We’ll be able to indefinitely fix the things that go wrong. We’ll have nanobots that can go in and proactively keep us healthy at a cellular level, without waiting until major diseases flare up, as well as stop and reverse aging processes. We’ll get to a point where people will not age. So when we talk about radical life extension we’re not talking about people growing old and becoming what we think of today as a 95 year old and then staying at a biological age 95 for hundreds of years.

We’re talking about people staying young and not aging. Actually, I’m talking about even more than that, because in addition to radical life extension, we’ll also have radical life expansion. The nanobots will be able to go inside the brain and extend our mental functioning by interacting with our biological neurons. Today we already have computers that are placed inside people’s brains, that replace diseased parts of the brain, like the neural implant for Parkinson’s disease. The latest generation of that implant allows you download new software to your neural implant from outside the patient—and that’s not an experiment, that’s an FDA approved therapy.

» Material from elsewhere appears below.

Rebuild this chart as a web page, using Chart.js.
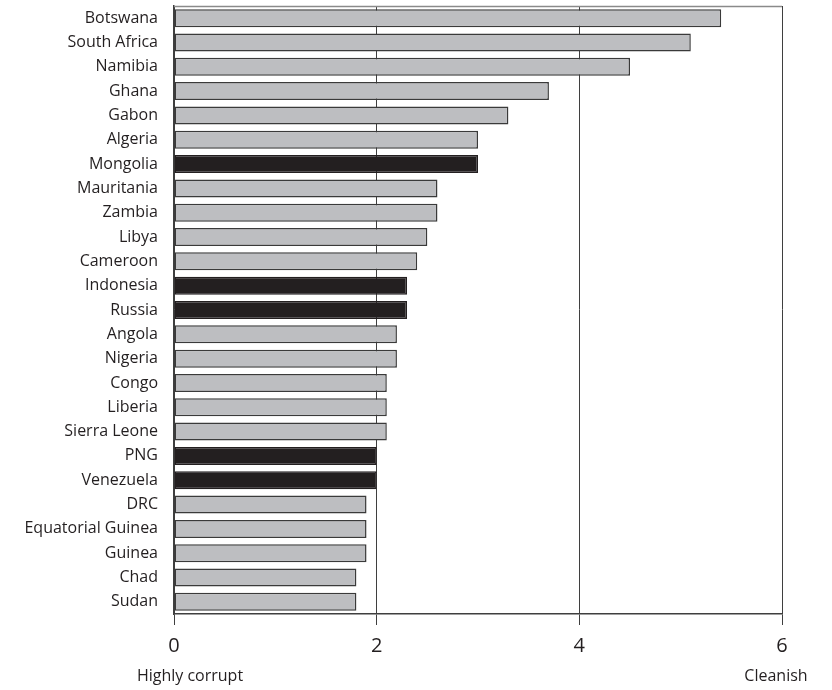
<!DOCTYPE html>
<html>
<head>
<meta charset="utf-8">
<script src="https://cdn.jsdelivr.net/npm/chart.js@4"></script>
<style>
  body { margin: 0; background: #fff; }
  #wrap { width: 832px; height: 690px; }
</style>
</head>
<body>
<div id="wrap"><canvas id="myChart"></canvas></div>
<script>
const countries = ['Botswana', 'South Africa', 'Namibia', 'Ghana', 'Gabon', 'Algeria', 'Mongolia',
  'Mauritania', 'Zambia', 'Libya', 'Cameroon', 'Indonesia', 'Russia', 'Angola', 'Nigeria', 'Congo',
  'Liberia', 'Sierra Leone', 'PNG', 'Venezuela', 'DRC', 'Equatorial Guinea', 'Guinea', 'Chad', 'Sudan']
const scores = [5.4, 5.1, 4.5, 3.7, 3.3, 3.0, 3.0, 2.6, 2.6, 2.5, 2.4, 2.3, 2.3, 2.2, 2.2, 2.1,
  2.1, 2.1, 2.0, 2.0, 1.9, 1.9, 1.9, 1.8, 1.8]
const highlighted = ['Mongolia', 'Indonesia', 'Russia', 'PNG', 'Venezuela']
const xTicks = [0, 2, 4, 6]
const endLabels = ['Highly corrupt', 'Cleanish']

const ink = '#231f20'
const fills = countries.map(c => highlighted.includes(c) ? ink : '#bdbec1')
const edges = countries.map(c => highlighted.includes(c) ? ink : '#3a3a3a')

// the top frame line and the two end captions under the x axis
const frame = {
  id: 'frame',
  afterDraw (chart) {
    const { ctx, chartArea, scales } = chart
    ctx.save()
    ctx.strokeStyle = '#8a8a8a'
    ctx.lineWidth = 1.5
    ctx.beginPath()
    ctx.moveTo(chartArea.left, chartArea.top + 0.5)
    ctx.lineTo(chartArea.right, chartArea.top + 0.5)
    ctx.stroke()
    ctx.fillStyle = ink
    ctx.font = '16px "Open Sans"'
    ctx.textAlign = 'center'
    ctx.textBaseline = 'middle'
    ctx.fillText(endLabels[0], scales.x.getPixelForValue(0) + 16, 676)
    ctx.fillText(endLabels[1], scales.x.getPixelForValue(6) - 6, 676)
    ctx.restore()
  }
}

new Chart(document.getElementById('myChart'), {
  type: 'bar',
  data: {
    labels: countries,
    datasets: [{
      data: scores,
      backgroundColor: fills,
      borderColor: edges,
      borderWidth: 1.5,
      borderSkipped: false,
      barPercentage: 0.74,
      categoryPercentage: 1
    }]
  },
  options: {
    indexAxis: 'y',
    responsive: true,
    maintainAspectRatio: false,
    animation: false,
    layout: { padding: { top: 6, right: 50, bottom: 0, left: 0 } },
    plugins: { legend: { display: false }, tooltip: { enabled: false } },
    scales: {
      x: {
        min: 0,
        max: 6,
        afterBuildTicks: (s) => { s.ticks = xTicks.map(v => ({ value: v })) },
        afterFit: (s) => { s.height = 76 },
        grid: { color: '#3f3f3f', lineWidth: 1, tickLength: 11, drawOnChartArea: true },
        border: { color: '#3f3f3f', width: 1.5 },
        ticks: { color: ink, padding: 9, font: { family: 'Open Sans', size: 20 } }
      },
      y: {
        afterFit: (s) => { s.width = 174; s.paddingTop = 0; s.paddingBottom = 0 },
        grid: { display: false },
        border: { color: '#3f3f3f', width: 1.5 },
        ticks: { color: ink, padding: 8, autoSkip: false, font: { family: 'Open Sans', size: 16 } }
      }
    }
  },
  plugins: [frame]
})
</script>
</body>
</html>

Today these neural implants require surgery, but ultimately we’ll be able to send these brain extenders into the nervous system noninvasively through the capillaries of the brain, without surgery. And we’ll be using them, not just to replace diseased tissue, but to go beyond our current abilities—to extend our memories, extend our pattern recognition and cognitive capabilities, and merge intimately with our technology. So we’ll have radical life expansion along with radical life extension. That’s my vision of what will happen in the next several decades.

David: What are you currently working on?

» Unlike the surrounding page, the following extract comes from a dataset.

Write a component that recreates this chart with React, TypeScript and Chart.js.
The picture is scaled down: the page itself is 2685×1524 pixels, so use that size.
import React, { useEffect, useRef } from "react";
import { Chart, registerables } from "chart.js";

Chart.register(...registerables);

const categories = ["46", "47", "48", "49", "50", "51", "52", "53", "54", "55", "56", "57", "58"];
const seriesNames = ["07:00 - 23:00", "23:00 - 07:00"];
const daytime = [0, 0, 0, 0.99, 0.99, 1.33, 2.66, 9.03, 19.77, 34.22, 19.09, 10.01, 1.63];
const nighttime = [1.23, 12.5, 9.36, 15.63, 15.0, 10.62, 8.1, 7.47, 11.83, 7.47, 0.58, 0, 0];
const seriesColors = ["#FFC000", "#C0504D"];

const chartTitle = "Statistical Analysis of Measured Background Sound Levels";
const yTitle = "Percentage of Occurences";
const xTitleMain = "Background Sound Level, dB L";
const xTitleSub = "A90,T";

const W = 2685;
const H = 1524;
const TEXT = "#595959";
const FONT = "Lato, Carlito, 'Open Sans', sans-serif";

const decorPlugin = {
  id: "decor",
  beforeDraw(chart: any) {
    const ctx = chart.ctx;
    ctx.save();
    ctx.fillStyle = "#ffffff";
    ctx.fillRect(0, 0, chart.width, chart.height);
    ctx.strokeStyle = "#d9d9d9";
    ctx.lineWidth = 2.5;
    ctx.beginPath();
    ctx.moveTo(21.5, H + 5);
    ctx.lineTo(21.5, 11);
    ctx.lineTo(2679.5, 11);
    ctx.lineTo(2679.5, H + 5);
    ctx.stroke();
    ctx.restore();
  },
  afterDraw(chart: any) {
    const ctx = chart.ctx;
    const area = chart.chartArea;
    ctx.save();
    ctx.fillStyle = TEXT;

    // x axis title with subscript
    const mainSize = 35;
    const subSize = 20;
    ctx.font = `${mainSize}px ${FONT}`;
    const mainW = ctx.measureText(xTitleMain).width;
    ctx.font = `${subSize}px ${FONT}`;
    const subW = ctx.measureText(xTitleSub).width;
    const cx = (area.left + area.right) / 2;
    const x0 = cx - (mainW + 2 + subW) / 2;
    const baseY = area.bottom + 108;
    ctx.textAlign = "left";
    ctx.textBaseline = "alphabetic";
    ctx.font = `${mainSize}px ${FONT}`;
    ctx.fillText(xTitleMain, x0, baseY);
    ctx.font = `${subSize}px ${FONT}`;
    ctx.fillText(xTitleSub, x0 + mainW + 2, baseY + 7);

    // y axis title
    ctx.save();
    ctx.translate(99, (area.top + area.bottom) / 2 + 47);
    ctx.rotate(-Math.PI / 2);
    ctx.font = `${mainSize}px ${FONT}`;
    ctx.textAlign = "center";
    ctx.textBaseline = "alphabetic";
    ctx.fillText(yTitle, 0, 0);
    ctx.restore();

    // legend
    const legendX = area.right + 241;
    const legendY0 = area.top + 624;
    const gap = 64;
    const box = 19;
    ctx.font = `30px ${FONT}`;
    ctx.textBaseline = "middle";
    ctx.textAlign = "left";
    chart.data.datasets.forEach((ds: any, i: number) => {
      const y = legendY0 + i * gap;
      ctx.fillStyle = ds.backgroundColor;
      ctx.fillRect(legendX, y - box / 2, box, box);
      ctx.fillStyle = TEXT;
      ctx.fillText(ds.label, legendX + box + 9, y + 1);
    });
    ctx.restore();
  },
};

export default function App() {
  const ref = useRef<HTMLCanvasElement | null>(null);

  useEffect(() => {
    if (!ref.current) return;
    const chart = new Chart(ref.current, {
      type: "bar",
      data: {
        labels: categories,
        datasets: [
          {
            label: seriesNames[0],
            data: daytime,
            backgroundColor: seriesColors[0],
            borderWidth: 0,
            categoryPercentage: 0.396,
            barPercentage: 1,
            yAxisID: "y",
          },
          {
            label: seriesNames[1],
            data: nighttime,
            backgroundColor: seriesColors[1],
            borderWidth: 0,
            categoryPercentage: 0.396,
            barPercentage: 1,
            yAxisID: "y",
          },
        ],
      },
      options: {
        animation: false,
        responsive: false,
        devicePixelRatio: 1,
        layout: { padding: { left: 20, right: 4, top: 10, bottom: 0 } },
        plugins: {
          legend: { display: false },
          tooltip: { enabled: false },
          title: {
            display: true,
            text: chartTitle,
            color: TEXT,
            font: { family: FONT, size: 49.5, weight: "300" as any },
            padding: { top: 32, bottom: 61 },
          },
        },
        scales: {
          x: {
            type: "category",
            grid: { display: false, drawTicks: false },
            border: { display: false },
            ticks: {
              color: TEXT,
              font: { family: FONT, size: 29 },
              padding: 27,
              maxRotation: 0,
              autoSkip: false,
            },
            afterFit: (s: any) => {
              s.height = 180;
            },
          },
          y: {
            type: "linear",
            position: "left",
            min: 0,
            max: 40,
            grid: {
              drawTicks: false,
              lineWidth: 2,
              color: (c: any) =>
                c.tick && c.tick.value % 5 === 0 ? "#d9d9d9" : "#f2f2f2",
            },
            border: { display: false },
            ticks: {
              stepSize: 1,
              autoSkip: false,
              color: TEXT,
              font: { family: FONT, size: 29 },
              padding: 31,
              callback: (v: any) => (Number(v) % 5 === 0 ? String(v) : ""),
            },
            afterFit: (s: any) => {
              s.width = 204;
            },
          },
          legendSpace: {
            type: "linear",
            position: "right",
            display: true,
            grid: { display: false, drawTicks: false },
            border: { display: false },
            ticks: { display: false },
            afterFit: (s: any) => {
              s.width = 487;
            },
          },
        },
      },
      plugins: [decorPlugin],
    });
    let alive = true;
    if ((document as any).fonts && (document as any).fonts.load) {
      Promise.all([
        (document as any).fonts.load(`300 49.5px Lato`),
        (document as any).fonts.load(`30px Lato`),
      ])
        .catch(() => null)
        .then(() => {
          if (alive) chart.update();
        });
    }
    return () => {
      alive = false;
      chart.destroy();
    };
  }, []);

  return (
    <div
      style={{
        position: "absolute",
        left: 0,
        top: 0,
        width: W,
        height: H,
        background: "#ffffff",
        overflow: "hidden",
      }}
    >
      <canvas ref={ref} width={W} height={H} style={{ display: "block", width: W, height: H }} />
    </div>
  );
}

Ray: I spend maybe forty or fifty percent of my time communicating—in the form of books, articles, interviews, speeches. I give several speeches a month. Then there’s my Web site: KurzweilAI.net. We have a free daily or weekly newsletter; people can sign up by putting in their email address (which is kept in confidence) on the home page.

Then I have several businesses that I’m running, which are in the area of pattern recognition. I’ve been in the reading machine business for thirty-two years. I developed the first print-to-speech technology for the blind in 1976, and we’re introducing a new version that fits in your pocket. A blind person can take it out of their pocket, snap a picture of a handout at a meeting, a sign on a wall, the back of a cereal box, an electronic display, and the device will read it out loud to them through a earphone or speaker.

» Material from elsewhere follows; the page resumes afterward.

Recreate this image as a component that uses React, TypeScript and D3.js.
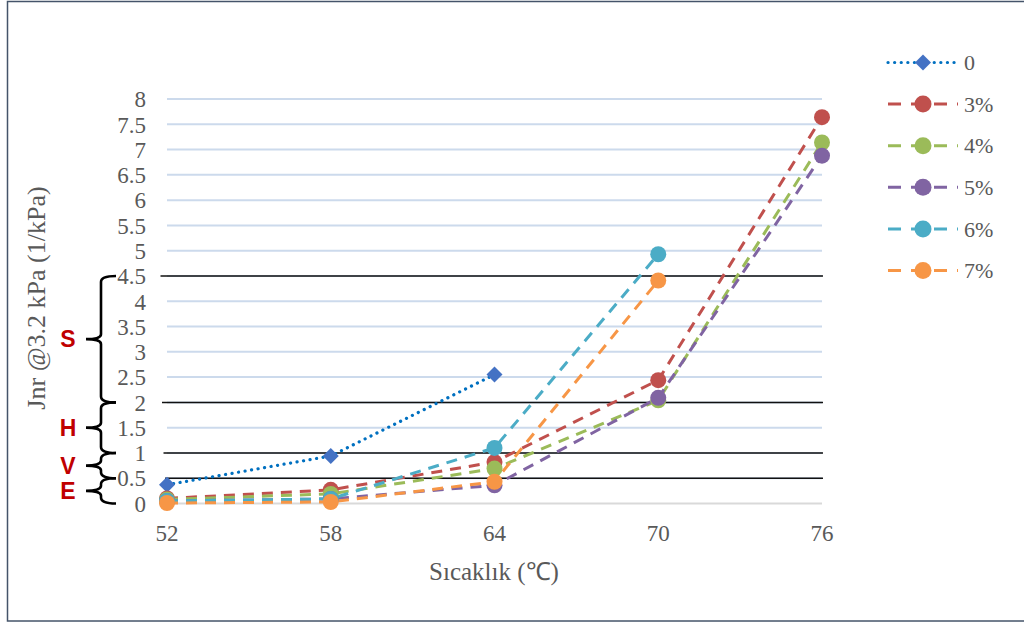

We’re developing a new medical technology, which is basically a smart undershirt that monitors your health. There will be a smart bra version for women. It takes a complete morphology EKG and monitors your breathing. So, for example, if you’re a heart patient it could tell you whether your atrial fibrillation is getting better or worse. When you’re exercising it can tell you if you’re getting a problem situation. So it gives you diagnostic information. It can also alert you if you should contact your doctor. So basically your undershirt is sending this information by Bluetooth to your cell phone, and your cell phone is running this cardiac evaluation software. So that’s another project.

Then we have Ray and Terry’s longevity products at RayandTerry.com, which goes along with Fantastic Voyage. We have about 20 products available now, and we’ll have about fifty within a few months. Basically all the things we recommend in the book will be available. We also have combinations. So, for example, if you want to lower cholesterol we have a cholesterol-lowering product, and you don’t have to buy the eight or nine different supplements separately. We put all of our recommendations together in one combination to make it easy for people to follow. There’s a total daily care, that has basic nutritional supplements, like vitamins and minerals, and coenzyme Q-10, and so on. We have a meal-replacement shake that is low carbohydrate, has no sugar, but actually tastes good, which is actually very unique, because if you’ve ever tasted a low-carb meal-replacement shake you know that there in general the taste is not desirable. This might sound promotional but that was the objective, and it’s actually made up of the nutritional supplements that we recommend. So that’s another company, and those are the companies that we’re running.